Hasil penelitian Puslitbang Bimas Agama dan Layanan Keagamaan Badan Litbang dan Diklat Kementerian Agama yang dilakukan Achmad Habibullah, memperlihatkan bahwa sebagian besar muslim Kamboja adalah Sunni bermadzhab Syafi’i.

Secara praktik-praktik keagamaan dapat dikategorikan sebagai ahlussunnah waljamaah. Hanya sebagian kecil penduduk muslimnya yang Wahabi (Salafi), dan sebagian kecil lainnya dari Islam Dakwah Jamaah Tabligh, yang kurang mendapatkan tempat dimasyarakat muslim Kamboja. Namun demikian, hampir semua lembaga pendidikan Islam yang ada di Kamboja sangat tergantung pada bantuan donasi dari luar negeri.

Pada sisi lainnya, lembaga pendidikan Islam yang ada di Kamboja belum memiliki standar baku, terutama pada aspek kurikulum, tenaga pendidik, bahan ajar, serta sarana prasarana pendidikannya. Dengan belum adanya standar baku terutama pada bidang kurikulum Kondisi Pendidikan Islam di Kamboja belum memiliki standar baku, terutama pada aspek kurikulum, bahan ajar, dan standar tenaga pendidiknya dan tenaga pendidik serta sangat terbukanya lembaga pendidikan Islam menerima bantuan donasi dari kelompok muslim luar Kamboja atau negara lain, maka akan sangat rentan lembaga pendidikan Islam seperti madrasah di masuki pengaruh paham keagamaan transnasional yang berideologi kekerasan dalam mencapai tujuannya.

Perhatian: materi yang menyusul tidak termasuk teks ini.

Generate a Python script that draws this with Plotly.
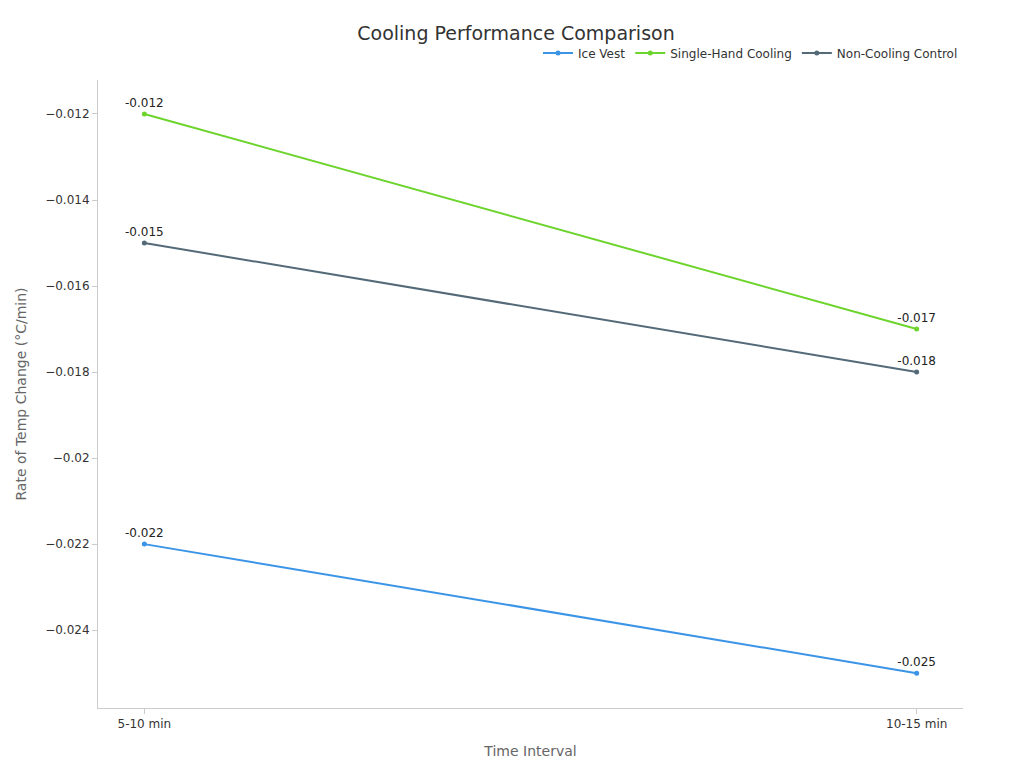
import plotly.graph_objects as go

intervals = ["5-10 min", "10-15 min"]
ice_vest = [-0.022, -0.025]
single_hand = [-0.012, -0.017]
control = [-0.015, -0.018]

series = [
    ("Ice Vest", ice_vest, "#3b94e6"),
    ("Single-Hand Cooling", single_hand, "#6cd42c"),
    ("Non-Cooling Control", control, "#546a78"),
]

fig = go.Figure()
for name, vals, color in series:
    fig.add_trace(go.Scatter(
        x=[0, 1], y=vals, name=name, mode="lines+markers+text",
        line=dict(color=color, width=2), marker=dict(size=5, color=color),
        text=[str(v) for v in vals], textposition="top center",
        textfont=dict(size=12, color="#222"),
    ))

fig.update_layout(
    width=1016, height=760,
    font=dict(family="DejaVu Sans", size=12, color="#333"),
    title=dict(text="Cooling Performance Comparison", x=0.5, y=1 - 25 / 760,
               xanchor="center", yanchor="middle", font=dict(size=19, color="#333")),
    paper_bgcolor="white", plot_bgcolor="white",
    margin=dict(l=82, r=61, t=72, b=60),
    legend=dict(orientation="h", x=1, xanchor="right", y=1.043, yanchor="middle",
                font=dict(size=12)),
    xaxis=dict(title=dict(text="Time Interval", font=dict(size=14, color="#666")),
               tickvals=[0, 1], ticktext=intervals, range=[-0.06, 1.06],
               showgrid=False, zeroline=False, showline=True, linecolor="#ccc",
               ticks="outside", tickcolor="#ccc"),
    yaxis=dict(title=dict(text="Rate of Temp Change (°C/min)", font=dict(size=14, color="#666")),
               range=[-0.02581, -0.01121], dtick=0.002, tick0=-0.012,
               showgrid=False, zeroline=False, showline=True, linecolor="#ccc",
               ticks="outside", tickcolor="#ccc"),
)

fig.write_html("out.html")
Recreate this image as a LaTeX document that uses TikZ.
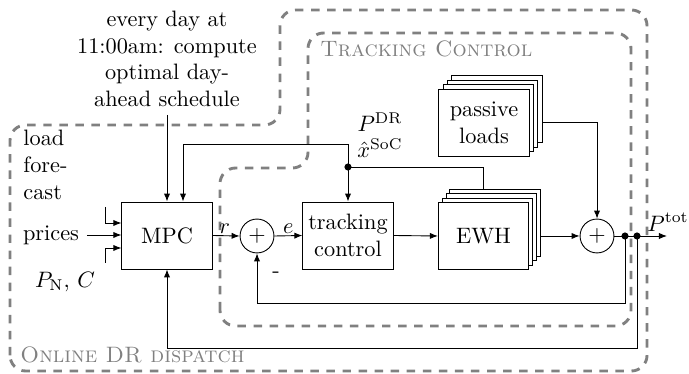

Apabila paham-paham keagamaan transnasional yang cenderung membawa radikalisme dalam ideologinya sampai masuk ke dalam kehidupan lembaga pendidikan Islam (madrasah) di Kamboja, sudah sangat tentu dapat mengganggu stabilitas negara Kamboja, bahkan kawasan regional Asean.

Hasil dan Pembahasan

Indonesia yang sudah lebih mapan dalam sistem lembaga pendidikan Islamnya dapat berkontribusi lebih mengenalkan Islam wasathiyyah (Islam moderat) yang lebih mencerminkan Islam Rahmatan Lil’alamin kepada lembaga pendidikan Islam (madrasah) masyarakat muslim Kamboja. Pemerintah Kerajaan Kamboja tentu juga sangat menambahkan masyarakat muslim yang berkembang adalah masyarakat muslim yang berpandangan moderat dalam kehidupan beragama dan bermasyarakat.

Untuk itu, Pemerintah Indonesia yang lebih menampilkan soft diplomacy, dapat memainkan peranannya memperkenalkan moderasi Islam yang mengedepankan sebagai Islam Rahmatan Lil’alamin kepada lembaga pendidikan Islam (madrasah) masyarakat muslim Kamboja. Peranan tersebut dapat dimainkan dengan baik oleh Kementerian Agama Republik Indonesia, dalam hal ini Direktorat Jenderal Pendidikan Islam, dengan menjalin kerja sama Pengembangan Pendidikan Islam (madrasah) dengan Kamboja.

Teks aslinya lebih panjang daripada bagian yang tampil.